**TASK REQUIREMENTS**
Write out the whole listing, matching it exactly.
◇ ◇ ◇ ◇
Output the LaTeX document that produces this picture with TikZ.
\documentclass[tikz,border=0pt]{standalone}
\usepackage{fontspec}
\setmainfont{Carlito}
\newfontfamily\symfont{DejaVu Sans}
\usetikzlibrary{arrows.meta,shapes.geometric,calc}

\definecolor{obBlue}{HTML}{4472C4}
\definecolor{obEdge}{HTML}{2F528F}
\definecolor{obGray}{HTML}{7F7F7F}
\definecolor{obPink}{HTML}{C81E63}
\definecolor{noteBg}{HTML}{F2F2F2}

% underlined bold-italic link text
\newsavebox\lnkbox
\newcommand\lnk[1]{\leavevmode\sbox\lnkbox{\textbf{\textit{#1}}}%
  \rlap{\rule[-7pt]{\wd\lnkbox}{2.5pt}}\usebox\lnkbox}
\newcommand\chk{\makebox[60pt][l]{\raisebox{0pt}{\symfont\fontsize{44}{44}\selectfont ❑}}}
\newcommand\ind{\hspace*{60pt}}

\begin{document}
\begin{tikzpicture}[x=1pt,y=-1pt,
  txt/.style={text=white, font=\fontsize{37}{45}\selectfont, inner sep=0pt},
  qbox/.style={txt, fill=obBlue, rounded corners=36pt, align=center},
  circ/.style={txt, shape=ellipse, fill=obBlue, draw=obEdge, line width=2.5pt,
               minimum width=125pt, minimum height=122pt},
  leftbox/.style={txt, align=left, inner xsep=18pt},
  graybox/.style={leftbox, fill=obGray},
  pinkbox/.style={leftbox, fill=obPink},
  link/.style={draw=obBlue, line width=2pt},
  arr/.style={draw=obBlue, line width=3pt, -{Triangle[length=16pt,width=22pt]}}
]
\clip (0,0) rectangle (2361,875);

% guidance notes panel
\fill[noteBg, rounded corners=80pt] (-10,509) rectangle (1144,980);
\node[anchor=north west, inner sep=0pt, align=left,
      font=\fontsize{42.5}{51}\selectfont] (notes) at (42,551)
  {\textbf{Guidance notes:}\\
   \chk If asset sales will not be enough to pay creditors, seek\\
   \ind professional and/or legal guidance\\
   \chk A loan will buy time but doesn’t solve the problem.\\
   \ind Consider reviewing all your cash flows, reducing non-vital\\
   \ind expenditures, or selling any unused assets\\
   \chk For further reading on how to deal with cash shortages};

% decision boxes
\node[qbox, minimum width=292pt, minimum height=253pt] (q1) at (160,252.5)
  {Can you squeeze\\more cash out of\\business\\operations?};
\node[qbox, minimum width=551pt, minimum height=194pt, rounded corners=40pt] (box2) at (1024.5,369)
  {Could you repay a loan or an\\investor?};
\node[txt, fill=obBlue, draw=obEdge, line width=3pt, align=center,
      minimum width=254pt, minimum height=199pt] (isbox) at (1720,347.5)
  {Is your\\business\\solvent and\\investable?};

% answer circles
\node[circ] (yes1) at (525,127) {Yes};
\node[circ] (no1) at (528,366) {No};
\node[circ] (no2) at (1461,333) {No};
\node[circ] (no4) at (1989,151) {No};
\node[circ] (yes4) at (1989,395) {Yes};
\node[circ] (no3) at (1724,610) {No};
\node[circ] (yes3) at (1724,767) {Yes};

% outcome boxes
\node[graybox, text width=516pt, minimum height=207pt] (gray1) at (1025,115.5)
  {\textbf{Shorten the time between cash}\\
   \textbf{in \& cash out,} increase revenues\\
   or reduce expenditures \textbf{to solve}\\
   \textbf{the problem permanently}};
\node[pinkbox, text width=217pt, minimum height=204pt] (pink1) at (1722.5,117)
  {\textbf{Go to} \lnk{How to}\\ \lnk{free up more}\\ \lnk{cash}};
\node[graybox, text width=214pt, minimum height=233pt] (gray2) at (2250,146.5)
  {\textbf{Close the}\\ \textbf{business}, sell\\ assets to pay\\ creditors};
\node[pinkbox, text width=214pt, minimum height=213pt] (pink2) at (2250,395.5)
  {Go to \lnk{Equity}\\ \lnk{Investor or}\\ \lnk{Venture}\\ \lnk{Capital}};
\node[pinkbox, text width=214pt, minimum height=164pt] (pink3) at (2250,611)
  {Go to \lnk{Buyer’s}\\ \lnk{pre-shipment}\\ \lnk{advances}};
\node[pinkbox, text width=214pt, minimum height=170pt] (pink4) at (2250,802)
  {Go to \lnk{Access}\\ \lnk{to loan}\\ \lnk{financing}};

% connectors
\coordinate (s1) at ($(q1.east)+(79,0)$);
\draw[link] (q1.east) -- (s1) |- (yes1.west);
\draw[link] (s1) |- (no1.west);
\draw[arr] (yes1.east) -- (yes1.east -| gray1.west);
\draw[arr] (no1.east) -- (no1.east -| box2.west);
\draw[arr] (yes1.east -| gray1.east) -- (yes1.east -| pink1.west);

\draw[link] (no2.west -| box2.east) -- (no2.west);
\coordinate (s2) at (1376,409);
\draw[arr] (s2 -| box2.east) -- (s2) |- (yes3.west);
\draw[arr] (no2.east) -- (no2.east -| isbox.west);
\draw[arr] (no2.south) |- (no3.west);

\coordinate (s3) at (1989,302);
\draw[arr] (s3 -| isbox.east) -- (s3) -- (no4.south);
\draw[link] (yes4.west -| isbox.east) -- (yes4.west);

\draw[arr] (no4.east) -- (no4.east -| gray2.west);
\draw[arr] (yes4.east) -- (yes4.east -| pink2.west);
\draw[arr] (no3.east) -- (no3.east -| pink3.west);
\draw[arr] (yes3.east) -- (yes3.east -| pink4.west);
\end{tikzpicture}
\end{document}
◇ ◇ ◇ ◇
**OUTPUT FOR THIS TASK**
Output the LaTeX document that produces this picture with TikZ.
\documentclass[tikz,border=0pt]{standalone}
\usepackage{fontspec}
\setmainfont{Carlito}
\newfontfamily\symfont{DejaVu Sans}
\usetikzlibrary{arrows.meta,shapes.geometric,calc}

\definecolor{obBlue}{HTML}{4472C4}
\definecolor{obEdge}{HTML}{2F528F}
\definecolor{obGray}{HTML}{7F7F7F}
\definecolor{obPink}{HTML}{C81E63}
\definecolor{noteBg}{HTML}{F2F2F2}

% underlined bold-italic link text
\newsavebox\lnkbox
\newcommand\lnk[1]{\leavevmode\sbox\lnkbox{\textbf{\textit{#1}}}%
  \rlap{\rule[-7pt]{\wd\lnkbox}{2.5pt}}\usebox\lnkbox}
\newcommand\chk{\makebox[60pt][l]{\raisebox{0pt}{\symfont\fontsize{44}{44}\selectfont ❑}}}
\newcommand\ind{\hspace*{60pt}}

\begin{document}
\begin{tikzpicture}[x=1pt,y=-1pt,
  txt/.style={text=white, font=\fontsize{37}{45}\selectfont, inner sep=0pt},
  qbox/.style={txt, fill=obBlue, rounded corners=36pt, align=center},
  circ/.style={txt, shape=ellipse, fill=obBlue, draw=obEdge, line width=2.5pt,
               minimum width=125pt, minimum height=122pt},
  leftbox/.style={txt, align=left, inner xsep=18pt},
  graybox/.style={leftbox, fill=obGray},
  pinkbox/.style={leftbox, fill=obPink},
  link/.style={draw=obBlue, line width=2pt},
  arr/.style={draw=obBlue, line width=3pt, -{Triangle[length=16pt,width=22pt]}}
]
\clip (0,0) rectangle (2361,875);

% guidance notes panel
\fill[noteBg, rounded corners=80pt] (-10,509) rectangle (1144,980);
\node[anchor=north west, inner sep=0pt, align=left,
      font=\fontsize{42.5}{51}\selectfont] (notes) at (42,551)
  {\textbf{Guidance notes:}\\
   \chk If asset sales will not be enough to pay creditors, seek\\
   \ind professional and/or legal guidance\\
   \chk A loan will buy time but doesn’t solve the problem.\\
   \ind Consider reviewing all your cash flows, reducing non-vital\\
   \ind expenditures, or selling any unused assets\\
   \chk For further reading on how to deal with cash shortages};

% decision boxes
\node[qbox, minimum width=292pt, minimum height=253pt] (q1) at (160,252.5)
  {Can you squeeze\\more cash out of\\business\\operations?};
\node[qbox, minimum width=551pt, minimum height=194pt, rounded corners=40pt] (box2) at (1024.5,369)
  {Could you repay a loan or an\\investor?};
\node[txt, fill=obBlue, draw=obEdge, line width=3pt, align=center,
      minimum width=254pt, minimum height=199pt] (isbox) at (1720,347.5)
  {Is your\\business\\solvent and\\investable?};

% answer circles
\node[circ] (yes1) at (525,127) {Yes};
\node[circ] (no1) at (528,366) {No};
\node[circ] (no2) at (1461,333) {No};
\node[circ] (no4) at (1989,151) {No};
\node[circ] (yes4) at (1989,395) {Yes};
\node[circ] (no3) at (1724,610) {No};
\node[circ] (yes3) at (1724,767) {Yes};

% outcome boxes
\node[graybox, text width=516pt, minimum height=207pt] (gray1) at (1025,115.5)
  {\textbf{Shorten the time between cash}\\
   \textbf{in \& cash out,} increase revenues\\
   or reduce expenditures \textbf{to solve}\\
   \textbf{the problem permanently}};
\node[pinkbox, text width=217pt, minimum height=204pt] (pink1) at (1722.5,117)
  {\textbf{Go to} \lnk{How to}\\ \lnk{free up more}\\ \lnk{cash}};
\node[graybox, text width=214pt, minimum height=233pt] (gray2) at (2250,146.5)
  {\textbf{Close the}\\ \textbf{business}, sell\\ assets to pay\\ creditors};
\node[pinkbox, text width=214pt, minimum height=213pt] (pink2) at (2250,395.5)
  {Go to \lnk{Equity}\\ \lnk{Investor or}\\ \lnk{Venture}\\ \lnk{Capital}};
\node[pinkbox, text width=214pt, minimum height=164pt] (pink3) at (2250,611)
  {Go to \lnk{Buyer’s}\\ \lnk{pre-shipment}\\ \lnk{advances}};
\node[pinkbox, text width=214pt, minimum height=170pt] (pink4) at (2250,802)
  {Go to \lnk{Access}\\ \lnk{to loan}\\ \lnk{financing}};

% connectors
\coordinate (s1) at ($(q1.east)+(79,0)$);
\draw[link] (q1.east) -- (s1) |- (yes1.west);
\draw[link] (s1) |- (no1.west);
\draw[arr] (yes1.east) -- (yes1.east -| gray1.west);
\draw[arr] (no1.east) -- (no1.east -| box2.west);
\draw[arr] (yes1.east -| gray1.east) -- (yes1.east -| pink1.west);

\draw[link] (no2.west -| box2.east) -- (no2.west);
\coordinate (s2) at (1376,409);
\draw[arr] (s2 -| box2.east) -- (s2) |- (yes3.west);
\draw[arr] (no2.east) -- (no2.east -| isbox.west);
\draw[arr] (no2.south) |- (no3.west);

\coordinate (s3) at (1989,302);
\draw[arr] (s3 -| isbox.east) -- (s3) -- (no4.south);
\draw[link] (yes4.west -| isbox.east) -- (yes4.west);

\draw[arr] (no4.east) -- (no4.east -| gray2.west);
\draw[arr] (yes4.east) -- (yes4.east -| pink2.west);
\draw[arr] (no3.east) -- (no3.east -| pink3.west);
\draw[arr] (yes3.east) -- (yes3.east -| pink4.west);
\end{tikzpicture}
\end{document}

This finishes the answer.